[Instructions to follow]:
Show each line that has the string "diagram" in it.

Plotting code records:
[Begin]
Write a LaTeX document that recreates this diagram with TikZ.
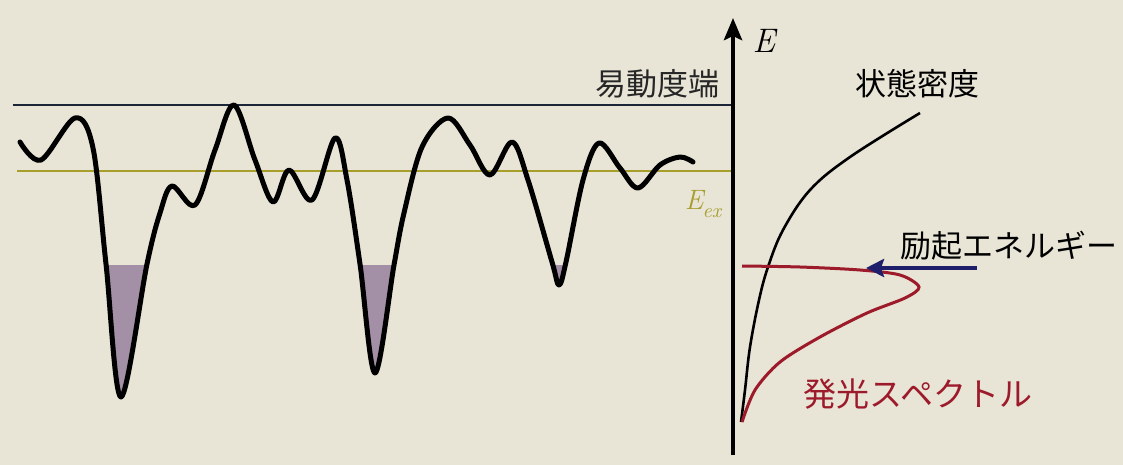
\documentclass[tikz,border=0pt]{standalone}
\usepackage{fontspec}
\newfontfamily\jpfont{Noto Sans CJK JP}
\usetikzlibrary{arrows.meta}
\definecolor{paper}{HTML}{E8E4D6}
\definecolor{edgeblue}{HTML}{1C2438}
\definecolor{exolive}{HTML}{A89E2C}
\definecolor{wellmauve}{HTML}{A38FA6}
\definecolor{plred}{HTML}{9C1A2A}
\definecolor{excblue}{HTML}{1E1E6A}
\tikzset{
  lvl/.style={line width=1pt},
  land/.style={line width=2.5pt, line join=round, line cap=round},
  axis/.style={line width=2.4pt, -{Stealth[length=11pt, width=9pt, inset=2pt]}},
  jlab/.style={font=\jpfont\fontsize{15.5}{17}\selectfont, inner sep=0pt},
  exarr/.style={line width=2pt, draw=excblue, -{Stealth[length=9pt, width=9pt, inset=1.5pt]}},
}
\begin{document}
\begin{tikzpicture}[x=0.5pt, y=-0.5pt]
    \useasboundingbox[fill=paper] (0,0) rectangle (1123,465);
    % levels
    \coordinate (ax0) at (733,455);
    \coordinate (ax1) at (733,18);
    \draw[lvl, edgeblue] (13,105) -- (733,105);
    \draw[lvl, exolive] (17,171) -- (733,171);
    \node[jlab, text=black!85] (mob) at (657,84) {易動度端};
    \node[inner sep=0pt, text=exolive, font=\fontsize{14}{15}\selectfont] (eex) at (703,204)
      {\itshape E\kern-0.5pt\raisebox{-4pt}{\fontsize{10}{11}\selectfont ex}};
    % trapped carriers
    \begin{scope}
      \clip (0,265) rectangle (733,465);
      \fill[wellmauve] plot[smooth, tension=0.55] coordinates {
        (20,142) (41,160) (75,118) (93,148) (106,264) (121,397) (147,264)
        (160,213) (172,186) (195,205) (215,150) (234,105) (255,160) (273,202)
        (289,170) (312,200) (335,138) (347,180) (360,264) (375,373) (394,265)
        (404,213) (422,147) (448,118) (470,145) (490,175) (512,142) (528,180)
        (552,262) (559,285) (566,262) (583,180) (599,143) (620,168) (638,188)
        (660,165) (680,157) (693,162)} -- cycle;
    \end{scope}
    % potential landscape
    \draw[land] plot[smooth, tension=0.55] coordinates {
      (20,142) (41,160) (75,118) (93,148) (106,264) (121,397) (147,264)
      (160,213) (172,186) (195,205) (215,150) (234,105) (255,160) (273,202)
      (289,170) (312,200) (335,138) (347,180) (360,264) (375,373) (394,265)
      (404,213) (422,147) (448,118) (470,145) (490,175) (512,142) (528,180)
      (552,262) (559,285) (566,262) (583,180) (599,143) (620,168) (638,188)
      (660,165) (680,157) (693,162)};
    % energy axis
    \draw[axis] (ax0) -- (ax1);
    \node[inner sep=0pt, font=\fontsize{17}{18}\selectfont\itshape] (E) at (764,41) {E};
    % density of states
    \draw[line width=1.3pt] plot[smooth, tension=0.6] coordinates {
      (741,422) (745,390) (750,347) (759,300) (768,267) (783,230) (810,190)
      (850,157) (920,113)};
    \node[jlab] (dos) at (917,84) {状態密度};
    % emission spectrum
    \draw[plred, line width=1.5pt] plot[smooth, tension=0.5] coordinates {
      (742,266) (800,267) (860,270) (900,275) (919,287) (905,298) (867,313)
      (820,337) (780,362) (755,390) (742,422)};
    \node[jlab, text=plred, font=\jpfont\fontsize{16.5}{18}\selectfont] (pl) at (918,394) {発光スペクトル};
    % excitation
    \node[jlab] (exc) at (1009,246) {励起エネルギー};
    \coordinate (exs) at (977,268);
    \coordinate (ext) at (866,268);
    \draw[exarr] (exs) -- (ext);
\end{tikzpicture}
\end{document}
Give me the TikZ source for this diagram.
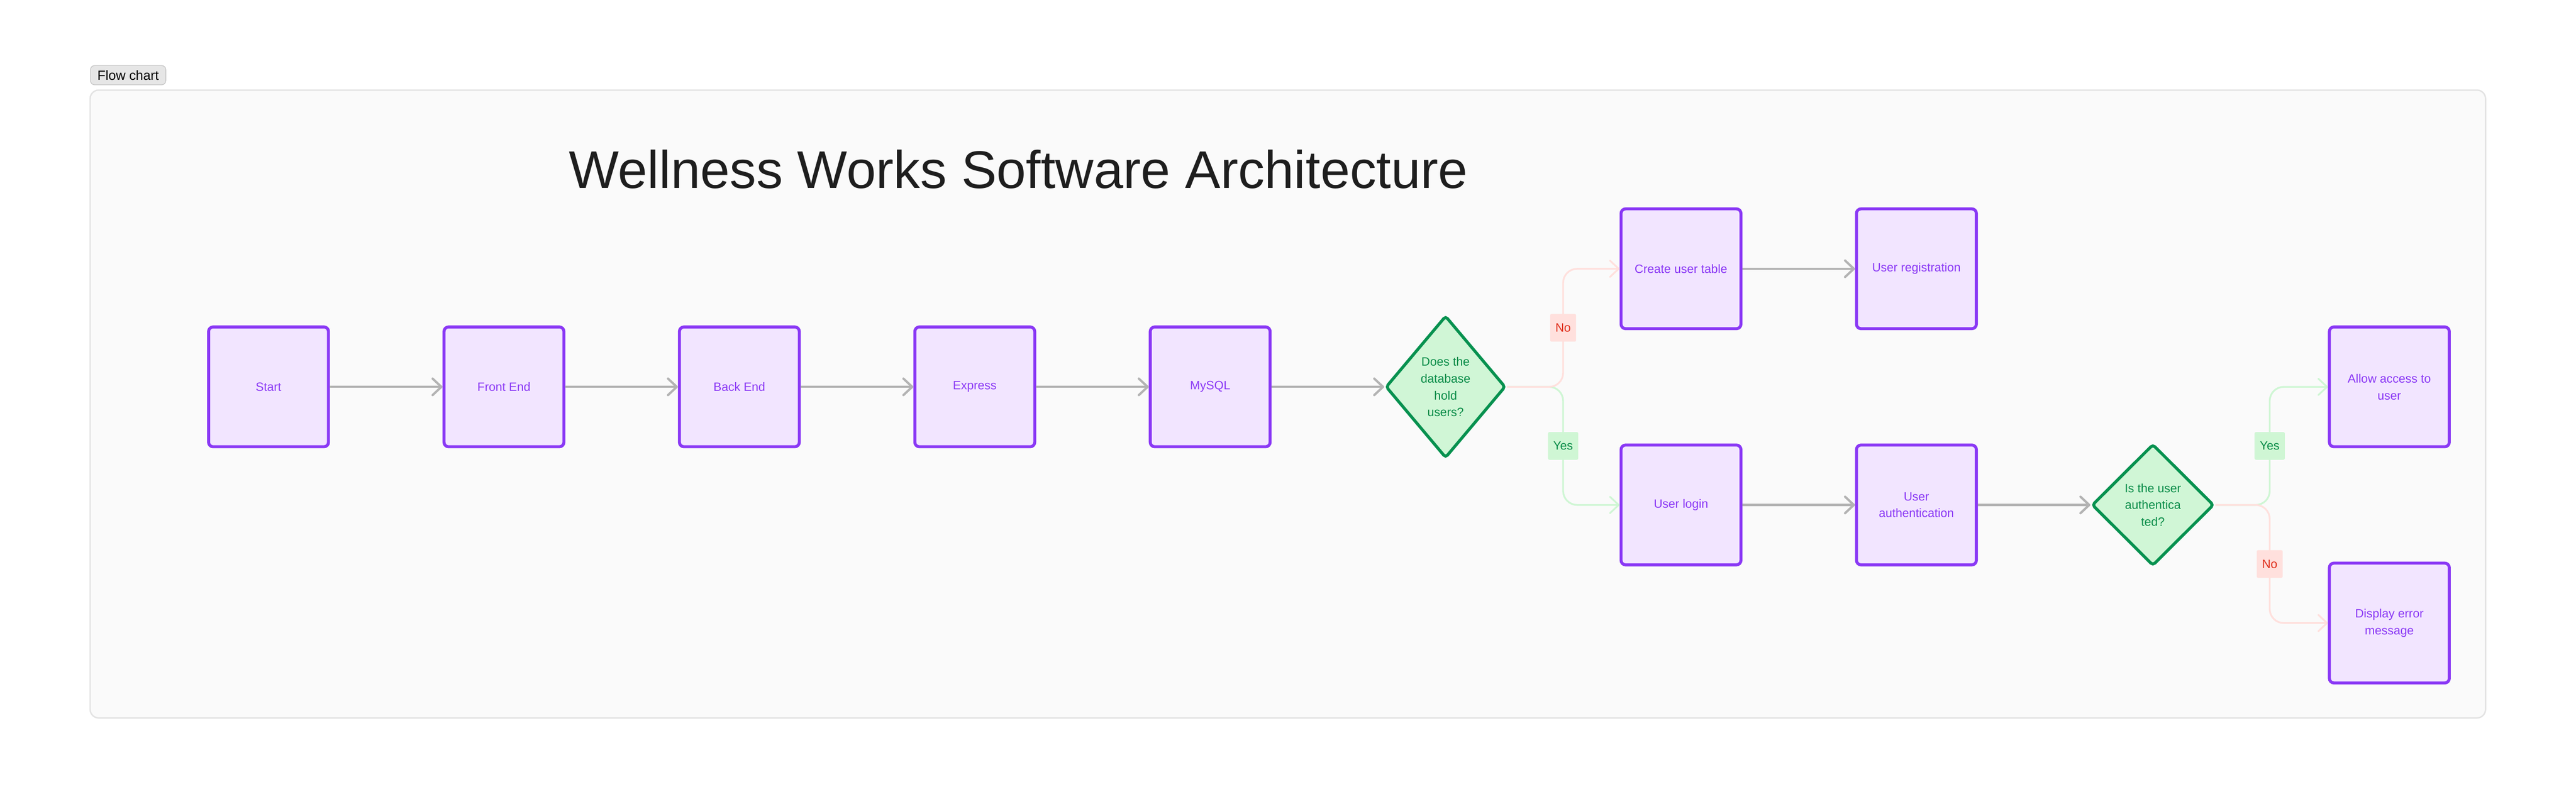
[End]
[Solution for this problem]:
Write a LaTeX document that recreates this diagram with TikZ.
Give me the TikZ source for this diagram.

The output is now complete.